### Exercise details:
Pictures stay out of the copy; restate everything else in the material exactly.

### Collected material:
═══

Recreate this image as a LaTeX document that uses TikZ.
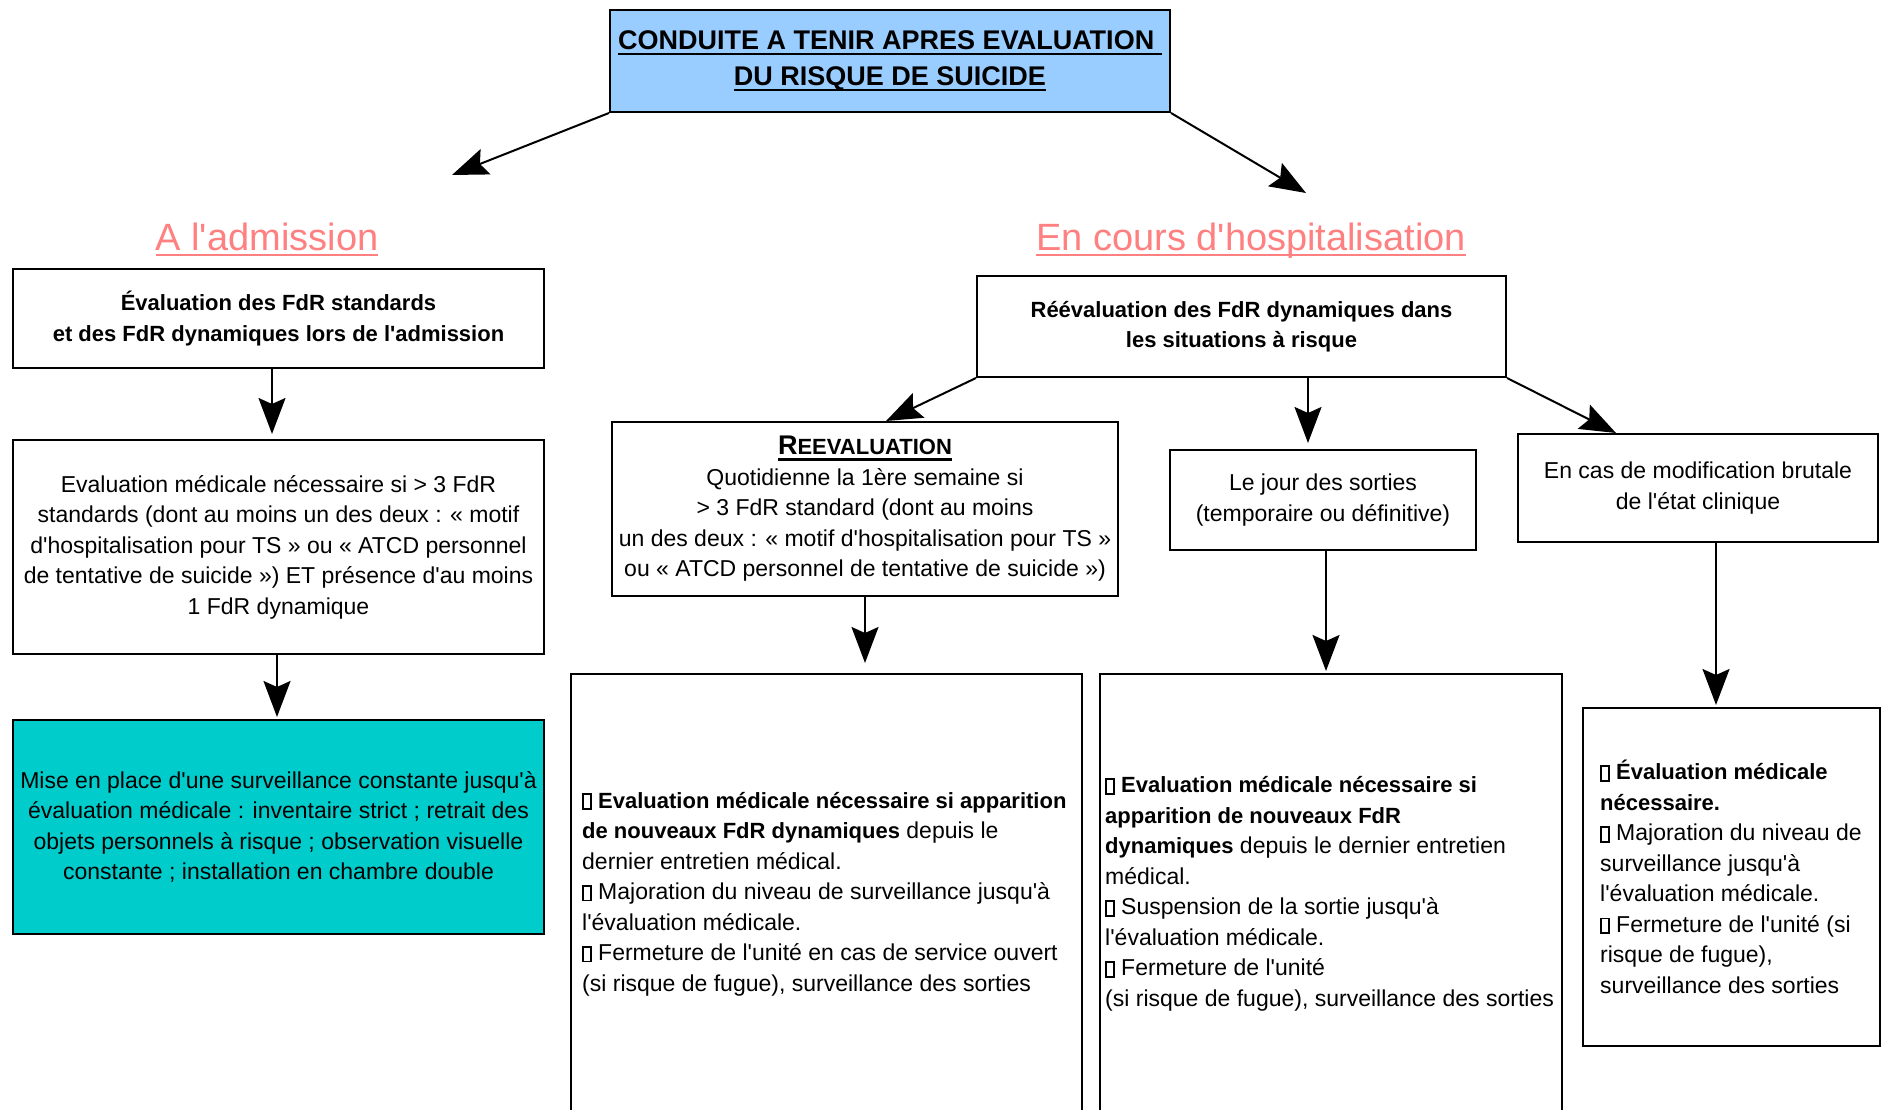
\documentclass[tikz,border=0pt]{standalone}
\usepackage{fontspec}
\setmainfont{Liberation Sans}
\usetikzlibrary{arrows.meta,calc}
\definecolor{titlebl}{HTML}{99CCFF}
\definecolor{salmon}{HTML}{FF8080}
\definecolor{tealbox}{HTML}{00CCCC}
\newcommand\ap{\textquotesingle}
\newcommand\nd{\mbox{\fboxsep=0pt\fboxrule=1.8pt\fbox{\rule{0pt}{13pt}\rule{6pt}{0pt}}}}
\newcommand\bt[1]{{\fontsize{22}{30.5}\selectfont\bfseries #1}}
\newsavebox\myulbox
\newcommand\uln[1]{\leavevmode\sbox\myulbox{#1}\rlap{\rule[-6pt]{\wd\myulbox}{2.5pt}}\usebox\myulbox}
\begin{document}
\begin{tikzpicture}[x=1pt,y=-1pt,
  box/.style={draw, line width=2pt, inner sep=3pt, align=center, font=\fontsize{23}{30.5}\selectfont},
  boldbox/.style={box, font=\fontsize{22}{30.5}\selectfont\bfseries},
  txt/.style={anchor=west, align=left, inner sep=0pt, font=\fontsize{23}{30.5}\selectfont},
  arr/.style={line width=2pt, -{Stealth[length=36pt,width=27pt,inset=6pt]}},
  head/.style={anchor=base, text=salmon, font=\fontsize{38}{45}\selectfont, inner sep=0pt}]
\useasboundingbox (0,0) rectangle (1881,1110);
\fill[white] (0,0) rectangle (1881,1110);
\clip (0,0) rectangle (1881,1110);

\node[box, fill=titlebl, minimum width=560pt, minimum height=102pt, font=\fontsize{27}{36}\selectfont\bfseries] (title) at (890,61)
  {\uln{CONDUITE A TENIR APRES EVALUATION~}\\\uln{DU RISQUE DE SUICIDE}};

\node[head] (hadm) at (267,250) {\uln{A l\ap admission}};
\node[head] (hhosp) at (1251,250) {\uln{En cours d\ap hospitalisation}};

\node[boldbox, minimum width=531pt, minimum height=99pt] (adm1) at (278.5,318.5)
  {Évaluation des FdR standards\\et des FdR dynamiques lors de l\ap admission};
\node[box, minimum width=531pt, minimum height=214pt] (adm2) at (278.5,547)
  {Evaluation médicale nécessaire si >~3 FdR\\standards (dont au moins un des deux~: «~motif\\d\ap hospitalisation pour TS~» ou «~ATCD personnel\\de tentative de suicide~») ET présence d\ap au moins\\1 FdR dynamique};
\node[box, fill=tealbox, minimum width=531pt, minimum height=214pt] (adm3) at (278.5,827)
  {Mise en place d\ap une surveillance constante jusqu\ap à\\évaluation médicale~: inventaire strict~; retrait des\\objets personnels à risque~; observation visuelle\\constante~; installation en chambre double};

\node[boldbox, minimum width=529pt, minimum height=101pt] (hosp1) at (1241.5,326.5)
  {Réévaluation des FdR dynamiques dans\\les situations à risque};
\node[box, minimum width=506pt, minimum height=174pt] (reeval) at (865,509)
  {{\bfseries\fontsize{27}{30.5}\selectfont\uln{R{\fontsize{22}{30.5}\selectfont EEVALUATION}}}\\Quotidienne la 1ère semaine si\\>~3 FdR standard (dont au moins\\un des deux~: «~motif d\ap hospitalisation pour TS~»\\ou «~ATCD personnel de tentative de suicide~»)};
\node[box, minimum width=306pt, minimum height=100pt] (jour) at (1323,500)
  {Le jour des sorties\\(temporaire ou définitive)};
\node[box, minimum width=360pt, minimum height=108pt] (brutal) at (1698,488)
  {En cas de modification brutale\\de l\ap état clinique};

\node[box, minimum width=511pt, minimum height=440pt] (act1) at (826.5,894) {};
\node[txt] (act1t) at (582,894)
  {\nd\ \bt{Evaluation médicale nécessaire si apparition}\\\bt{de nouveaux FdR dynamiques} depuis le\\dernier entretien médical.\\\nd\ Majoration du niveau de surveillance jusqu\ap à\\l\ap évaluation médicale.\\\nd\ Fermeture de l\ap unité en cas de service ouvert\\(si risque de fugue), surveillance des sorties};

\node[box, minimum width=462pt, minimum height=440pt] (act2) at (1331,894) {};
\node[txt] (act2t) at (1105,894)
  {\nd\ \bt{Evaluation médicale nécessaire si}\\\bt{apparition de nouveaux FdR}\\\bt{dynamiques} depuis le dernier entretien\\médical.\\\nd\ Suspension de la sortie jusqu\ap à\\l\ap évaluation médicale.\\\nd\ Fermeture de l\ap unité\\(si risque de fugue), surveillance des sorties};

\node[box, minimum width=297pt, minimum height=338pt] (act3) at (1731.5,877) {};
\node[txt] (act3t) at (1600,877)
  {\nd\ \bt{Évaluation médicale}\\\bt{nécessaire.}\\\nd\ Majoration du niveau de\\surveillance jusqu\ap à\\l\ap évaluation médicale.\\\nd\ Fermeture de l\ap unité (si\\risque de fugue),\\surveillance des sorties};

\coordinate (ladm) at (452,175);
\coordinate (lhosp) at (1306,193);
\coordinate (xa) at (272,0);
\coordinate (xb) at (277,0);
\coordinate (xm) at (1308,0);
\coordinate (xj) at (1326,0);
\coordinate (xr) at (1716,0);

\draw[arr] (title.south west) -- (ladm);
\draw[arr] (title.south east) -- (lhosp);
\draw[arr, shorten >=5pt] (adm1.south -| xa) -- (adm2.north -| xa);
\draw[arr, shorten >=2pt] (adm2.south -| xb) -- (adm3.north -| xb);
\draw[arr] (hosp1.south west) -- ([xshift=21pt]reeval.north);
\draw[arr, shorten >=6pt] (hosp1.south -| xm) -- (jour.north -| xm);
\draw[arr] (hosp1.south east) -- ([xshift=-82pt]brutal.north);
\draw[arr, shorten >=10pt] (reeval.south) -- (act1.north -| reeval.south);
\draw[arr, shorten >=2pt] (jour.south -| xj) -- (act2.north -| xj);
\draw[arr, shorten >=2pt] (brutal.south -| xr) -- (act3.north -| xr);
\end{tikzpicture}
\end{document}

═══

### Answer to this task:
Recreate this image as a LaTeX document that uses TikZ.
\documentclass[tikz,border=0pt]{standalone}
\usepackage{fontspec}
\setmainfont{Liberation Sans}
\usetikzlibrary{arrows.meta,calc}
\definecolor{titlebl}{HTML}{99CCFF}
\definecolor{salmon}{HTML}{FF8080}
\definecolor{tealbox}{HTML}{00CCCC}
\newcommand\ap{\textquotesingle}
\newcommand\nd{\mbox{\fboxsep=0pt\fboxrule=1.8pt\fbox{\rule{0pt}{13pt}\rule{6pt}{0pt}}}}
\newcommand\bt[1]{{\fontsize{22}{30.5}\selectfont\bfseries #1}}
\newsavebox\myulbox
\newcommand\uln[1]{\leavevmode\sbox\myulbox{#1}\rlap{\rule[-6pt]{\wd\myulbox}{2.5pt}}\usebox\myulbox}
\begin{document}
\begin{tikzpicture}[x=1pt,y=-1pt,
  box/.style={draw, line width=2pt, inner sep=3pt, align=center, font=\fontsize{23}{30.5}\selectfont},
  boldbox/.style={box, font=\fontsize{22}{30.5}\selectfont\bfseries},
  txt/.style={anchor=west, align=left, inner sep=0pt, font=\fontsize{23}{30.5}\selectfont},
  arr/.style={line width=2pt, -{Stealth[length=36pt,width=27pt,inset=6pt]}},
  head/.style={anchor=base, text=salmon, font=\fontsize{38}{45}\selectfont, inner sep=0pt}]
\useasboundingbox (0,0) rectangle (1881,1110);
\fill[white] (0,0) rectangle (1881,1110);
\clip (0,0) rectangle (1881,1110);

\node[box, fill=titlebl, minimum width=560pt, minimum height=102pt, font=\fontsize{27}{36}\selectfont\bfseries] (title) at (890,61)
  {\uln{CONDUITE A TENIR APRES EVALUATION~}\\\uln{DU RISQUE DE SUICIDE}};

\node[head] (hadm) at (267,250) {\uln{A l\ap admission}};
\node[head] (hhosp) at (1251,250) {\uln{En cours d\ap hospitalisation}};

\node[boldbox, minimum width=531pt, minimum height=99pt] (adm1) at (278.5,318.5)
  {Évaluation des FdR standards\\et des FdR dynamiques lors de l\ap admission};
\node[box, minimum width=531pt, minimum height=214pt] (adm2) at (278.5,547)
  {Evaluation médicale nécessaire si >~3 FdR\\standards (dont au moins un des deux~: «~motif\\d\ap hospitalisation pour TS~» ou «~ATCD personnel\\de tentative de suicide~») ET présence d\ap au moins\\1 FdR dynamique};
\node[box, fill=tealbox, minimum width=531pt, minimum height=214pt] (adm3) at (278.5,827)
  {Mise en place d\ap une surveillance constante jusqu\ap à\\évaluation médicale~: inventaire strict~; retrait des\\objets personnels à risque~; observation visuelle\\constante~; installation en chambre double};

\node[boldbox, minimum width=529pt, minimum height=101pt] (hosp1) at (1241.5,326.5)
  {Réévaluation des FdR dynamiques dans\\les situations à risque};
\node[box, minimum width=506pt, minimum height=174pt] (reeval) at (865,509)
  {{\bfseries\fontsize{27}{30.5}\selectfont\uln{R{\fontsize{22}{30.5}\selectfont EEVALUATION}}}\\Quotidienne la 1ère semaine si\\>~3 FdR standard (dont au moins\\un des deux~: «~motif d\ap hospitalisation pour TS~»\\ou «~ATCD personnel de tentative de suicide~»)};
\node[box, minimum width=306pt, minimum height=100pt] (jour) at (1323,500)
  {Le jour des sorties\\(temporaire ou définitive)};
\node[box, minimum width=360pt, minimum height=108pt] (brutal) at (1698,488)
  {En cas de modification brutale\\de l\ap état clinique};

\node[box, minimum width=511pt, minimum height=440pt] (act1) at (826.5,894) {};
\node[txt] (act1t) at (582,894)
  {\nd\ \bt{Evaluation médicale nécessaire si apparition}\\\bt{de nouveaux FdR dynamiques} depuis le\\dernier entretien médical.\\\nd\ Majoration du niveau de surveillance jusqu\ap à\\l\ap évaluation médicale.\\\nd\ Fermeture de l\ap unité en cas de service ouvert\\(si risque de fugue), surveillance des sorties};

\node[box, minimum width=462pt, minimum height=440pt] (act2) at (1331,894) {};
\node[txt] (act2t) at (1105,894)
  {\nd\ \bt{Evaluation médicale nécessaire si}\\\bt{apparition de nouveaux FdR}\\\bt{dynamiques} depuis le dernier entretien\\médical.\\\nd\ Suspension de la sortie jusqu\ap à\\l\ap évaluation médicale.\\\nd\ Fermeture de l\ap unité\\(si risque de fugue), surveillance des sorties};

\node[box, minimum width=297pt, minimum height=338pt] (act3) at (1731.5,877) {};
\node[txt] (act3t) at (1600,877)
  {\nd\ \bt{Évaluation médicale}\\\bt{nécessaire.}\\\nd\ Majoration du niveau de\\surveillance jusqu\ap à\\l\ap évaluation médicale.\\\nd\ Fermeture de l\ap unité (si\\risque de fugue),\\surveillance des sorties};

\coordinate (ladm) at (452,175);
\coordinate (lhosp) at (1306,193);
\coordinate (xa) at (272,0);
\coordinate (xb) at (277,0);
\coordinate (xm) at (1308,0);
\coordinate (xj) at (1326,0);
\coordinate (xr) at (1716,0);

\draw[arr] (title.south west) -- (ladm);
\draw[arr] (title.south east) -- (lhosp);
\draw[arr, shorten >=5pt] (adm1.south -| xa) -- (adm2.north -| xa);
\draw[arr, shorten >=2pt] (adm2.south -| xb) -- (adm3.north -| xb);
\draw[arr] (hosp1.south west) -- ([xshift=21pt]reeval.north);
\draw[arr, shorten >=6pt] (hosp1.south -| xm) -- (jour.north -| xm);
\draw[arr] (hosp1.south east) -- ([xshift=-82pt]brutal.north);
\draw[arr, shorten >=10pt] (reeval.south) -- (act1.north -| reeval.south);
\draw[arr, shorten >=2pt] (jour.south -| xj) -- (act2.north -| xj);
\draw[arr, shorten >=2pt] (brutal.south -| xr) -- (act3.north -| xr);
\end{tikzpicture}
\end{document}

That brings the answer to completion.